20 December 1914

During the last three nights of the retreat I slept on the floor without feeling any inconvenience after, though I woke very often on account of the pain. This is the first time I have slept this way on more than one successive night.

COMMENT: Fr Doyle was just one of the many holy men and women – including saints – who slept on the floor at night. For example, we know that his friend Blessed John Sullivan also very often slept on the floor, sometimes hiding the fact by ruffling up his blankets to make it look like he slept in the bed.

The retreat Fr Doyle speaks of was not his own, but rather a retreat he was giving, presumably in a convent. It was by these means – prayer and self-denial – that Fr Doyle prepared himself to be a pure instrument of God’s grace for others. It has always been this way with the saints. For example, the liturgy of Advent has many references to St John the Baptist. He was a stranger to comfort – he lived on locusts and honey; he was not dressed in “soft garments”, as Jesus noted. John the Baptist knew that he must decrease, so that the life of grace could increase in his soul. 

There is no other way. We have to deny ourselves (in a way appropriate to our stage and state of life), so that we can leave space for God and His grace in our souls, for if our souls are so full of ourselves, how can there be space for God?

 

Thoughts for December 20 from Fr Willie Doyle

There is no rule for vocations, no age-limit for the call. Innocence attracts the gaze of God, deep-rooted habits of sin, provided they are not persevered in, do not always repel Him. One comes because the world disgusts him, another loves it and leaves it with regret; docility draws down more graces, while resistance often increases the force of the invitation. The little child hears God’s whisperings, while others have not been summoned till years were far advanced.
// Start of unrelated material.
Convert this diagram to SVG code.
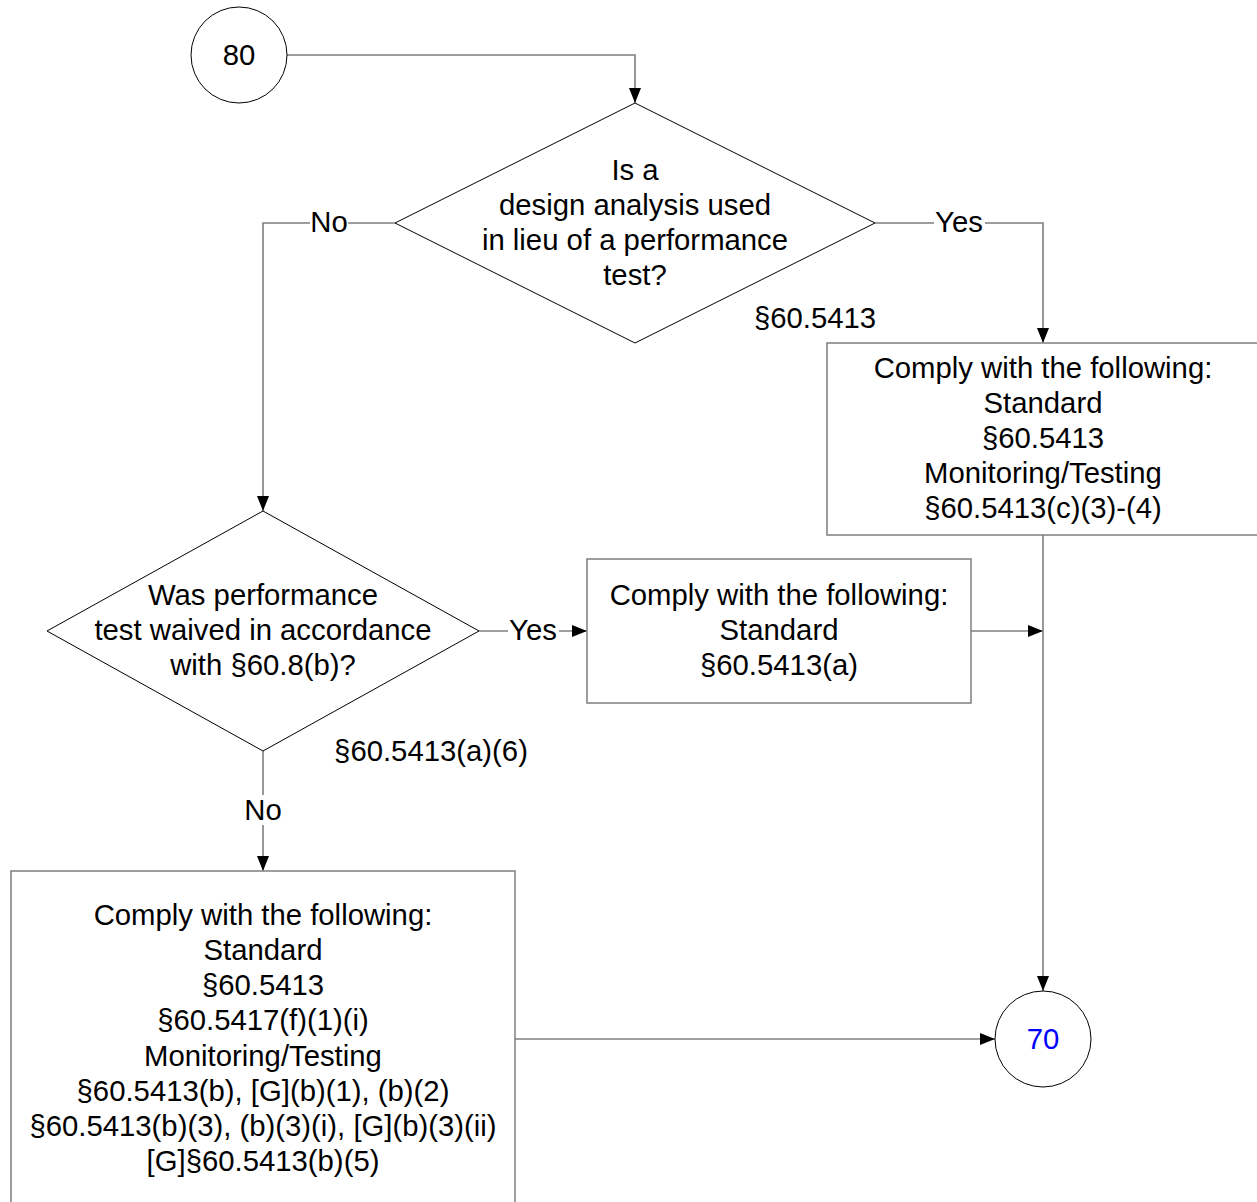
<svg xmlns="http://www.w3.org/2000/svg" width="1257" height="1202" viewBox="0 0 1257 1202">
<style>
text{font-family:"Liberation Sans",Arial,sans-serif;font-size:29.3px;fill:#000;text-anchor:middle}
.box{fill:#fff;stroke:#7f7f7f;stroke-width:1.5}
.dia{fill:#fff;stroke:#000;stroke-width:1}
.conn{fill:none;stroke:#7f7f7f;stroke-width:1.6}
.lbg{fill:#fff;stroke:none}
.blue{fill:#0000ff}
</style>
<defs>
<marker id="arr" markerUnits="userSpaceOnUse" markerWidth="17" markerHeight="14" refX="15" refY="7" orient="auto">
<path d="M0,1 L15,7 L0,13 z" fill="#000"/>
</marker>
</defs>
<rect width="1257" height="1202" fill="#fff"/>
<g id="connectors">
<path class="conn" d="M287,55 H635 V103" marker-end="url(#arr)"/>
<path class="conn" d="M395,223 H263 V511" marker-end="url(#arr)"/>
<path class="conn" d="M875,223 H1043 V343" marker-end="url(#arr)"/>
<path class="conn" d="M479,631 H587" marker-end="url(#arr)"/>
<path class="conn" d="M263,751 V871" marker-end="url(#arr)"/>
<path class="conn" d="M971,631 H1043" marker-end="url(#arr)"/>
<path class="conn" d="M1043,535 V991" marker-end="url(#arr)"/>
<path class="conn" d="M515,1039 H995" marker-end="url(#arr)"/>
<rect class="lbg" x="310" y="208" width="38" height="30"/>
<text x="329" y="232">No</text>
<rect class="lbg" x="934" y="208" width="51" height="30"/>
<text x="959" y="232">Yes</text>
<rect class="lbg" x="508" y="616" width="51" height="30"/>
<text x="533" y="640">Yes</text>
<rect class="lbg" x="244" y="795" width="38" height="30"/>
<text x="263" y="820">No</text>
<text x="815" y="328">§60.5413</text>
<text x="431" y="761">§60.5413(a)(6)</text>
</g>
<g id="start80">
<circle cx="239" cy="55" r="48" fill="#fff" stroke="#000" stroke-width="1"/>
<text x="239" y="65">80</text>
</g>
<g id="decision1">
<polygon class="dia" points="635,103 875,223 635,343 395,223"/>
<text x="635" y="180">Is a</text>
<text x="635" y="215">design analysis used</text>
<text x="635" y="250">in lieu of a performance</text>
<text x="635" y="285">test?</text>
</g>
<g id="box1">
<rect class="box" x="827" y="343" width="432" height="192"/>
<text x="1043" y="378">Comply with the following:</text>
<text x="1043" y="413">Standard</text>
<text x="1043" y="448">§60.5413</text>
<text x="1043" y="483">Monitoring/Testing</text>
<text x="1043" y="518">§60.5413(c)(3)-(4)</text>
</g>
<g id="decision2">
<polygon class="dia" points="263,511 479,631 263,751 47,631"/>
<text x="263" y="605">Was performance</text>
<text x="263" y="640">test waived in accordance</text>
<text x="263" y="675">with §60.8(b)?</text>
</g>
<g id="box2">
<rect class="box" x="587" y="559" width="384" height="144"/>
<text x="779" y="605">Comply with the following:</text>
<text x="779" y="640">Standard</text>
<text x="779" y="675">§60.5413(a)</text>
</g>
<g id="box3">
<rect class="box" x="11" y="871" width="504" height="340"/>
<text x="263" y="925">Comply with the following:</text>
<text x="263" y="960">Standard</text>
<text x="263" y="995">§60.5413</text>
<text x="263" y="1030">§60.5417(f)(1)(i)</text>
<text x="263" y="1066">Monitoring/Testing</text>
<text x="263" y="1101">§60.5413(b), [G](b)(1), (b)(2)</text>
<text x="263" y="1136">§60.5413(b)(3), (b)(3)(i), [G](b)(3)(ii)</text>
<text x="263" y="1171">[G]§60.5413(b)(5)</text>
</g>
<g id="end70">
<circle cx="1043" cy="1039" r="48" fill="#fff" stroke="#000" stroke-width="1"/>
<text class="blue" x="1043" y="1049">70</text>
</g>
</svg>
COMMENT: We all have a calling, whether that be the religious life, marriage or perhaps even to be perpetually single and without vows. And there are also “vocations”, or callings, within these vocations. One priest might be called to serve his parish with fidelity and simplicity; another might be called to a ministry in the media or to found a spiritual association. And are also different callings and spiritual paths that can be followed within the vocation to marriage. To a great extent, our sanctity depends on our perseverance and adherence to the call God makes to us.

In today’s quote, Fr Doyle is specifically referring to a religious vocation. He was a well known and effective promoter of religious vocations; some of his writings on the vocation to the priesthood and the religious life can be found by clicking on the link to Fr Doyle’s writings on the top of the page.

Jesus has given all to us – our life, our health, our family and friends, our immortal soul. He gives us everything. We owe everything to Him. Giving our entire life to Him in whatever way He asks for it, is really too small a gift to repay everything we have received. Of course, it’s one thing to say that, and it’s another thing to live it, day after day, especially when the initial enthusiasm wears off, as it almost always does. Therein lies the heroism and sanctity to which we are called. Those who fully embrace their vocation always report that it is a source of great joy and happiness for them in this life and it is also surely a source of merit and consolation in the next life.

As we prepare for Christmas it is worth remembering that this great feast contains important lessons about docility in responding to our vocation. The call to be the Mother of God, and the foster father of Jesus, was not easy for Mary or for Joseph. Yet in both of them we see a great openness to what God asks – Mary says Yes to the angel and insists that she is the “handmaid of the Lord”. Joseph, for his part, was also completely docile and prompt in responding to his vocation – taking Mary as his spouse despite his initial misgivings about her pregnancy and also taking the holy family into exile in Egypt in order to protect the infant saviour.